Eça's works have been also adapted on Brazilian television. In 1988 Rede Globo produced O Primo Basílio in 35 episodes. Later, in 2007, a movie adaptation of the same novel was made by director Daniel Filho. In 2001 Rede Globo produced an acclaimed adaptation of Os Maias as a television serial in 40 episodes.
A movie adaptation of O Mistério da Estrada de Sintra was produced in 2007. The director had shortly before directed a series inspired in a whodunit involving the descendants of the original novel's characters, and some of the historical flashback scenes of the series were used in the new movie. The movie was more centered on Eça's and Ramalho Ortigão's writing and publishing of the original serial and the controversy it created and less around the book's plot itself.
In September 2014, film director João Botelho released the film Os Maias based on the novel with the same name Os Maias. The film cost a million and a half euros, having €600,000 from the Instituto do Cinema e Audiovisual, €170,000 from Câmara Municipal de Lisboa, €120,000 from Agência Nacional do Cinema, and a good part from Montepio Geral, as well as the purchase by RTP of the rights for the mini-series. The filming happened between October 14 and December 22 in 2013, and was shot in Ponte de Lima, Celorico de Basto, Guimarães and Lisbon. The mini-series was broadcast on December 28 and 29, 2015, divided into four episodes.

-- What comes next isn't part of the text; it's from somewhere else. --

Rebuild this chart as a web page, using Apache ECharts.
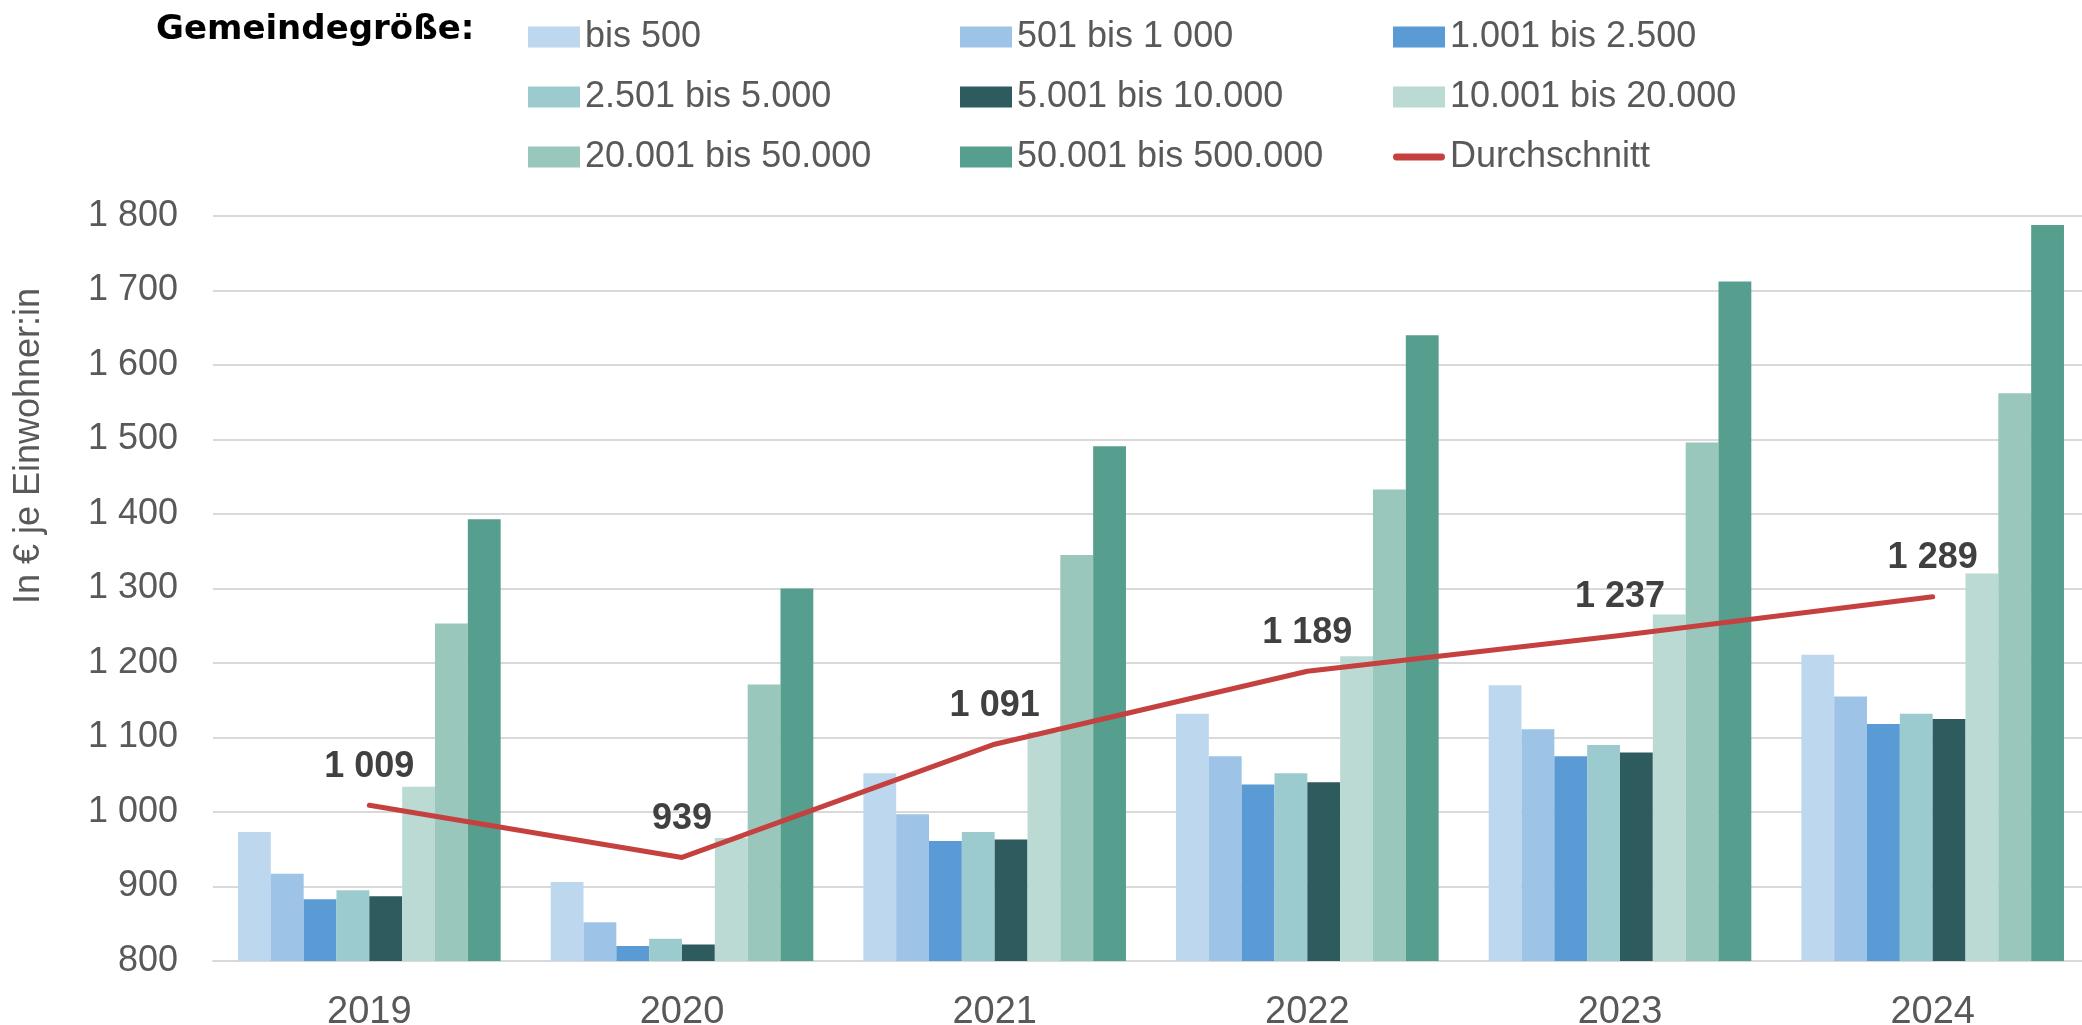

It was the most watched Portuguese film in 2014, having had over 122 thousand viewers. The mini-series didn't have as much of an impact, however there have been some reruns.
Galleon Theatre Company, the resident producing company at the Greenwich Playhouse, London, has staged theatre adaptations by Alice de Sousa of Eça de Queirós' novels, directed by Bruce Jamieson. In 2001 the company presented Cousin Basílio, and in 2002 The Maias. From 8 March to 3 April 2011 the company revived their production of The Maias at the Greenwich Playhouse.